Provided material:

— begin —

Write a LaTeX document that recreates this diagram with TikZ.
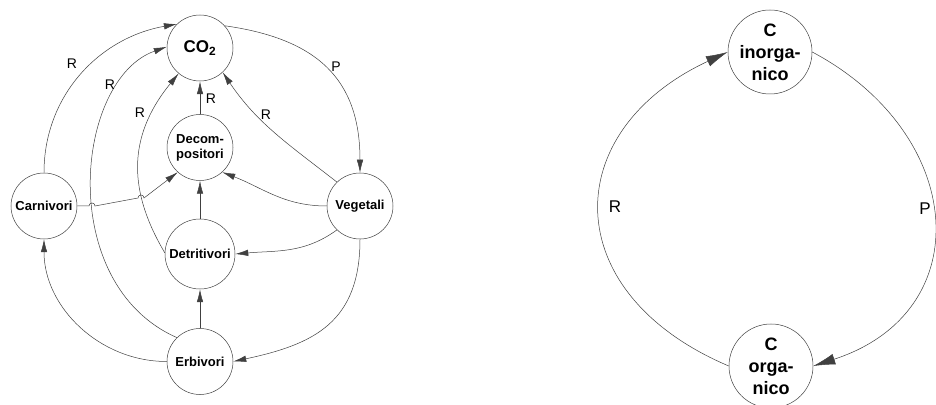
\documentclass[tikz,border=0pt]{standalone}
\usepackage{fontspec}
\setmainfont{Liberation Sans}
\usetikzlibrary{arrows.meta,positioning}
\tikzset{
    organism/.style={
        circle,
        draw=black!75,
        line width=0.5pt,
        minimum size=66pt,
        inner sep=0pt,
        align=center,
        font=\fontsize{13}{15}\selectfont\bfseries,
    },
    carbon/.style={
        circle,
        draw=black!75,
        line width=0.5pt,
        minimum size=84pt,
        inner sep=0pt,
        align=center,
        font=\fontsize{18}{22}\selectfont\bfseries,
    },
    flow/.style={
        draw=black!75,
        line width=0.5pt,
        ->,
    },
    bigflow/.style={
        draw=black!75,
        line width=0.5pt,
        -{Latex[length=22pt,width=11pt]},
    },
    lbl/.style={font=\fontsize{14}{16}\selectfont},
    biglbl/.style={font=\fontsize{17}{20}\selectfont}
}

\begin{document}
\begin{tikzpicture}[x=1pt,y=1pt,>={Latex[length=13pt,width=6.5pt]}]
    \useasboundingbox (0,0) rectangle (936,404);
    % food web
    \node [organism,font=\fontsize{17}{20}\selectfont\bfseries] (co2) at (200,356) {CO\textsubscript{2}};
    \node [organism] (decomp) [below=33pt of co2] {Decom-\\positori};
    \node [organism,minimum size=70pt] (detr) [below=38pt of decomp] {Detritivori};
    \node [organism] (erb) [below=39pt of detr] {Erbivori};
    \node [organism] (carn) at (44,198) {Carnivori};
    \node [organism] (veg) at (360,198) {Vegetali};

    \draw [flow] (carn.north) to[out=90,in=190] (co2.134);
    \draw [flow] (erb.134) .. controls (55,120) and (75,325) .. (co2.178);
    \draw [flow] (detr.178) .. controls (130,210) and (125,265) .. (co2.230);
    \draw [flow] (decomp.north) -- (co2.south);
    \draw [flow] (veg.134) to[out=142,in=304] (co2.313);
    \draw [flow] (co2.42) to[out=-8,in=90,looseness=1.2] (veg.north);
    \draw [flow] (carn.east) -- (89,198) arc[start angle=180,end angle=0,radius=3pt]
        -- (138,206) arc[start angle=180,end angle=0,radius=3pt] -- (decomp.228);
    \draw [flow] (veg.west) to[out=180,in=339] (decomp.312);
    \draw [flow] (veg.226) to[out=216,in=5] (detr.east);
    \draw [flow] (detr.north) -- (decomp.south);
    \draw [flow] (erb.north) -- (detr.south);
    \draw [flow] (veg.south) to[out=270,in=12,looseness=1.2] (erb.east);
    \draw [flow] (erb.west) to[out=180,in=270] (carn.south);

    \node [lbl] (r1) at (72,340) {R};
    \node [lbl] (r2) at (110,319) {R};
    \node [lbl] (r3) at (140,291) {R};
    \node [lbl] (r4) at (211,305) {R};
    \node [lbl] (r5) at (266,289) {R};
    \node [lbl] (p1) at (336,337) {P};

    % carbon cycle
    \node [carbon] (cinorg) at (770,352) {C\\inorga-\\nico};
    \node [carbon] (corg) at (771,38) {C\\orga-\\nico};
    \draw [bigflow] (corg.west) .. controls +(157:187) and +(205:187) .. (cinorg.west);
    \draw [bigflow] (cinorg.east) .. controls +(-28:175) and +(18:175) .. (corg.east);
    \node [biglbl] (r6) at (615,197) {R};
    \node [biglbl] (p2) at (925,195) {P};
\end{tikzpicture}
\end{document}
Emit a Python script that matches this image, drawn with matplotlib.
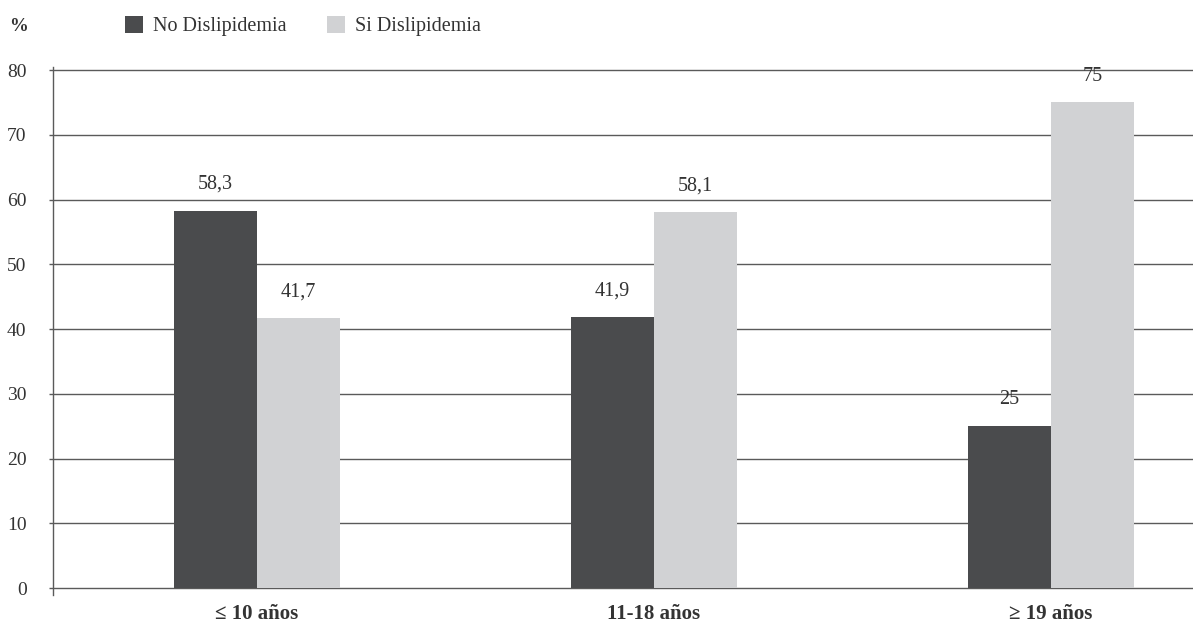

— end —

Request:
Reproduce every line precisely as given, omitting all pictures.

Answer below:
Write a LaTeX document that recreates this diagram with TikZ.
\documentclass[tikz,border=0pt]{standalone}
\usepackage{fontspec}
\setmainfont{Liberation Sans}
\usetikzlibrary{arrows.meta,positioning}
\tikzset{
    organism/.style={
        circle,
        draw=black!75,
        line width=0.5pt,
        minimum size=66pt,
        inner sep=0pt,
        align=center,
        font=\fontsize{13}{15}\selectfont\bfseries,
    },
    carbon/.style={
        circle,
        draw=black!75,
        line width=0.5pt,
        minimum size=84pt,
        inner sep=0pt,
        align=center,
        font=\fontsize{18}{22}\selectfont\bfseries,
    },
    flow/.style={
        draw=black!75,
        line width=0.5pt,
        ->,
    },
    bigflow/.style={
        draw=black!75,
        line width=0.5pt,
        -{Latex[length=22pt,width=11pt]},
    },
    lbl/.style={font=\fontsize{14}{16}\selectfont},
    biglbl/.style={font=\fontsize{17}{20}\selectfont}
}

\begin{document}
\begin{tikzpicture}[x=1pt,y=1pt,>={Latex[length=13pt,width=6.5pt]}]
    \useasboundingbox (0,0) rectangle (936,404);
    % food web
    \node [organism,font=\fontsize{17}{20}\selectfont\bfseries] (co2) at (200,356) {CO\textsubscript{2}};
    \node [organism] (decomp) [below=33pt of co2] {Decom-\\positori};
    \node [organism,minimum size=70pt] (detr) [below=38pt of decomp] {Detritivori};
    \node [organism] (erb) [below=39pt of detr] {Erbivori};
    \node [organism] (carn) at (44,198) {Carnivori};
    \node [organism] (veg) at (360,198) {Vegetali};

    \draw [flow] (carn.north) to[out=90,in=190] (co2.134);
    \draw [flow] (erb.134) .. controls (55,120) and (75,325) .. (co2.178);
    \draw [flow] (detr.178) .. controls (130,210) and (125,265) .. (co2.230);
    \draw [flow] (decomp.north) -- (co2.south);
    \draw [flow] (veg.134) to[out=142,in=304] (co2.313);
    \draw [flow] (co2.42) to[out=-8,in=90,looseness=1.2] (veg.north);
    \draw [flow] (carn.east) -- (89,198) arc[start angle=180,end angle=0,radius=3pt]
        -- (138,206) arc[start angle=180,end angle=0,radius=3pt] -- (decomp.228);
    \draw [flow] (veg.west) to[out=180,in=339] (decomp.312);
    \draw [flow] (veg.226) to[out=216,in=5] (detr.east);
    \draw [flow] (detr.north) -- (decomp.south);
    \draw [flow] (erb.north) -- (detr.south);
    \draw [flow] (veg.south) to[out=270,in=12,looseness=1.2] (erb.east);
    \draw [flow] (erb.west) to[out=180,in=270] (carn.south);

    \node [lbl] (r1) at (72,340) {R};
    \node [lbl] (r2) at (110,319) {R};
    \node [lbl] (r3) at (140,291) {R};
    \node [lbl] (r4) at (211,305) {R};
    \node [lbl] (r5) at (266,289) {R};
    \node [lbl] (p1) at (336,337) {P};

    % carbon cycle
    \node [carbon] (cinorg) at (770,352) {C\\inorga-\\nico};
    \node [carbon] (corg) at (771,38) {C\\orga-\\nico};
    \draw [bigflow] (corg.west) .. controls +(157:187) and +(205:187) .. (cinorg.west);
    \draw [bigflow] (cinorg.east) .. controls +(-28:175) and +(18:175) .. (corg.east);
    \node [biglbl] (r6) at (615,197) {R};
    \node [biglbl] (p2) at (925,195) {P};
\end{tikzpicture}
\end{document}
Emit a Python script that matches this image, drawn with matplotlib.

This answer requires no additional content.